We’re living, still, in an era dominated by neo-liberal economics, an ideology that calls for limited government, privatization of services, de-regulation, and low taxes. In fact, it’s so ingrained in our society that any politician that would dare proclaim they supported raising taxes would simply be laughed off the stage by citizens and the media alike. Of course, business groups and economists, with their primal focus on wealth and jobs, reinforce this notion that all taxes are a drain on private capital and productivity.

The rhetoric is extreme with their claims that any tax increases would destroy the economy and put untold numbers of workers out of employment. Ironically, in recent times, the political leaders of this campaign in BC have eaten crow twice for reversing course.

When Christy Clark became Premier, she pledged to raise the minimum wage from $8 an hour, one of the lowest in the country and not raised in over a decade, to $10.25, more in line with other major provinces.

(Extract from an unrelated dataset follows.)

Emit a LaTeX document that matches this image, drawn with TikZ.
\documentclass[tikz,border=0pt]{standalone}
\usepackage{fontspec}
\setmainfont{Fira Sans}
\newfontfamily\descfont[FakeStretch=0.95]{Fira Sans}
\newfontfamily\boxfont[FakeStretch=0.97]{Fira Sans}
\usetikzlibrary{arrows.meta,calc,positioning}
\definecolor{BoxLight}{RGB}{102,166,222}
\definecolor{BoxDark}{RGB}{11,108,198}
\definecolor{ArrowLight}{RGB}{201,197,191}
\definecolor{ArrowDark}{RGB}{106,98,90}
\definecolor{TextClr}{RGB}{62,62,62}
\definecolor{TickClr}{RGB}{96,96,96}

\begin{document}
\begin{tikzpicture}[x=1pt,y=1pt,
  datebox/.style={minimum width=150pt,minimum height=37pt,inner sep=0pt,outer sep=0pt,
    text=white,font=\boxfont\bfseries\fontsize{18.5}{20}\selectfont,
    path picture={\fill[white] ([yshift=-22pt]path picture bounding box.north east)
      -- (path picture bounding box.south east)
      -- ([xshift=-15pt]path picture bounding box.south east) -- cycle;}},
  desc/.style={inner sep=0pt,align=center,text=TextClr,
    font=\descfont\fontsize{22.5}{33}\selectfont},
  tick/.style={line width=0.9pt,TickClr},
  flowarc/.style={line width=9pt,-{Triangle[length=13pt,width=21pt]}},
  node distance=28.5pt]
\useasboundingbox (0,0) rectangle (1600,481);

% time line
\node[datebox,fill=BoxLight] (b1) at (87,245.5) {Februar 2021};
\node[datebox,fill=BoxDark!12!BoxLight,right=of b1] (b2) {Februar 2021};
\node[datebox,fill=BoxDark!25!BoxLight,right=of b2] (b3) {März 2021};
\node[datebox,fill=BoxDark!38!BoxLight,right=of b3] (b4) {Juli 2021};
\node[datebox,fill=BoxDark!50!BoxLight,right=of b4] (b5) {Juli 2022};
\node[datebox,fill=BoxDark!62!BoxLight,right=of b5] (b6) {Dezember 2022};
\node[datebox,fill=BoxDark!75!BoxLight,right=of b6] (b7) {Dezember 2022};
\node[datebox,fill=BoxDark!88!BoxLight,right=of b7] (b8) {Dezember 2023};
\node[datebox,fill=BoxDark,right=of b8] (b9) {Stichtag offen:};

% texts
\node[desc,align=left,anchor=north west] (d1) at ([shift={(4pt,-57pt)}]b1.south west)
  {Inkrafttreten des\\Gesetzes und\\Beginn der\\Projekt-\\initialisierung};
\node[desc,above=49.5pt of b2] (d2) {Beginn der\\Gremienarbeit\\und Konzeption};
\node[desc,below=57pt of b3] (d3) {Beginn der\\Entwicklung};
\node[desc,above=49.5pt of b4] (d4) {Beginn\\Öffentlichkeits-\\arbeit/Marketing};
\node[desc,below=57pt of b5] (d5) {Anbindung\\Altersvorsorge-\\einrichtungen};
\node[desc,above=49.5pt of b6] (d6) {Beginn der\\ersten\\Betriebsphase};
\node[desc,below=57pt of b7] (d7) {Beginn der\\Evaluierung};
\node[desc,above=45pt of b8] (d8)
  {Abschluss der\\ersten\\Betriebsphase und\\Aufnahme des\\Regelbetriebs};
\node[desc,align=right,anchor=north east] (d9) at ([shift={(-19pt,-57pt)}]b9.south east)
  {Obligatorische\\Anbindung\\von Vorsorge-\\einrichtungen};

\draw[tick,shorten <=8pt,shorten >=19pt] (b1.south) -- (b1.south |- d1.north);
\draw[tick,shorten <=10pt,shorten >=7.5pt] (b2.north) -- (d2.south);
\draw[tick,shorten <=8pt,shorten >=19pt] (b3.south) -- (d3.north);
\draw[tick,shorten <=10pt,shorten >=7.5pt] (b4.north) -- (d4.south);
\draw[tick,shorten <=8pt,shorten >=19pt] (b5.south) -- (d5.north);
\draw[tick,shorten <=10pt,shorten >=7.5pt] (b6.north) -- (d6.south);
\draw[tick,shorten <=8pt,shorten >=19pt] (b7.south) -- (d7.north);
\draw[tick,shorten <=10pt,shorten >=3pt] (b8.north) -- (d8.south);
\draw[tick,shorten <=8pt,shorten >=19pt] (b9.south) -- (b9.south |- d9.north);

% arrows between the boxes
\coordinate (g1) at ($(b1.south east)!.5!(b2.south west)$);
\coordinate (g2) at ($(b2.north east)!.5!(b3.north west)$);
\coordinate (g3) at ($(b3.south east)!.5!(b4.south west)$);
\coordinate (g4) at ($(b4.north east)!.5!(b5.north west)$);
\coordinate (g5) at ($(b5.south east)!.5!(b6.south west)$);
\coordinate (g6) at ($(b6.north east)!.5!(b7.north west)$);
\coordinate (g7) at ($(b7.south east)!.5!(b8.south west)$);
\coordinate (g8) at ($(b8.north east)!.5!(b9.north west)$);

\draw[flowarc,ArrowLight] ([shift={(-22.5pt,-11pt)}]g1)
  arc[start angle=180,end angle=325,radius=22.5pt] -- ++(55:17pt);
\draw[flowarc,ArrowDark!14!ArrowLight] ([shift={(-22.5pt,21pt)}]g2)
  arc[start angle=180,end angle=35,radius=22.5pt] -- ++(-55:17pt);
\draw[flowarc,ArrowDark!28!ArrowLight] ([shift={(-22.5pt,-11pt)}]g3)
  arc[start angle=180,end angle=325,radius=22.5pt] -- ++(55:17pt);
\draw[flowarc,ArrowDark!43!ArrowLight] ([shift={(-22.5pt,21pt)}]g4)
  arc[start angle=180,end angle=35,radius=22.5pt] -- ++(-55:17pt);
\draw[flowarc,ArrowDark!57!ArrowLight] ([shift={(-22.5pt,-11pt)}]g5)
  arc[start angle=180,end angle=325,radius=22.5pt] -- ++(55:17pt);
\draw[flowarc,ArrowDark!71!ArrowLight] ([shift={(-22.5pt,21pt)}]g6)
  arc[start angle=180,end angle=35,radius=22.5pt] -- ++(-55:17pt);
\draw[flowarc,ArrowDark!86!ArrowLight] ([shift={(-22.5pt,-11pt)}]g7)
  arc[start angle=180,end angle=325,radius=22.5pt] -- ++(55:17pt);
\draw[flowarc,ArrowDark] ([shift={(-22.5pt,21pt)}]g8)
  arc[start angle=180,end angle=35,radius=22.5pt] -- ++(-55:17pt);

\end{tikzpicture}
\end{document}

For years, the Liberals claimed that raising the minimum wage would destroy jobs in low margin industries like restaurants. Their claims were backed up by economists and local business groups that said the economy would grind to a halt if the government dared raise the floor on wages.

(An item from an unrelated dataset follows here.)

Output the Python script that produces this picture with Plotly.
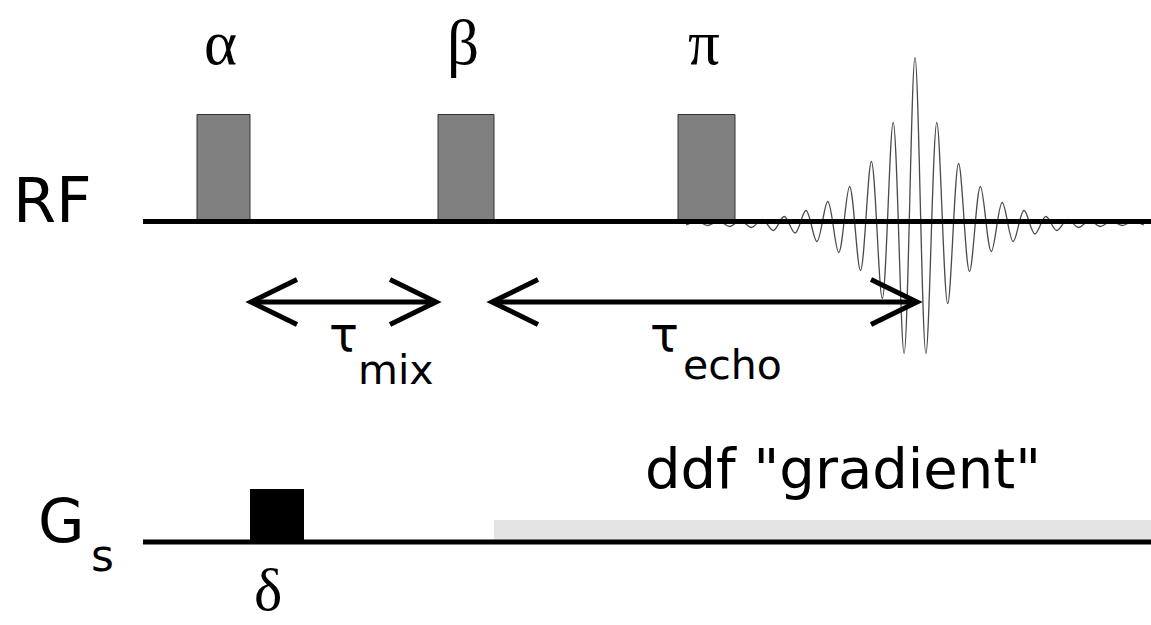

Yet, Clark moved forward, and increased the minimum wage, through three escalating steps over the course of two years. The economy has not crashed and burned, McDonald’s and White Spot are still employing people, and the world went on.

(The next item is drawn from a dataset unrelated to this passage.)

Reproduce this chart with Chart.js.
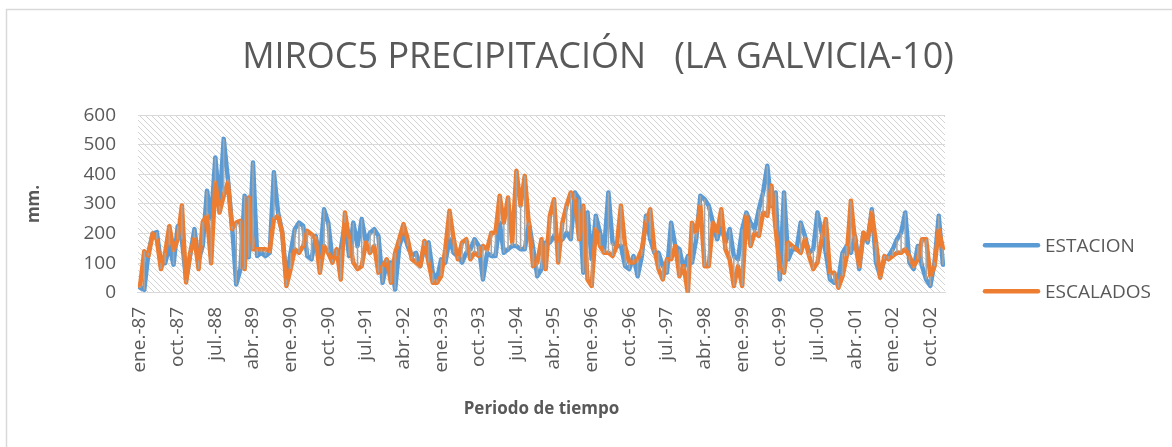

Situation number two. The HST was able to head to a provincial referendum and the Clark government decided to sweeten the deal if British Columbians decided to keep the tax – if a majority supported it, the HST would be lowered to 10%. How would the government make up the lost revenues? Well, it would just increase the corporate tax rate.

Yet, this completely contradicts the rhetoric from the Liberals for a decade that corporate taxes were driving away investment from the province. Corporate taxes were demonized as inefficient; nothing more than a hidden cost passed onto the consumer. Of course, the HST was voted down, and thus the corporate tax rate was never increased, but for a government that vehemently decried the tax for years to suddenly flip flop shows the real holes in its ideological economics.

What these two examples prove to me is that, despite all the cries that the sky would fall if we raised taxes, in reality the effects are minimal. While a huge spike or drop in taxation no doubt would either hinder or help investment, changes around the margins don’t make a significant difference to business. They adapt and life goes on.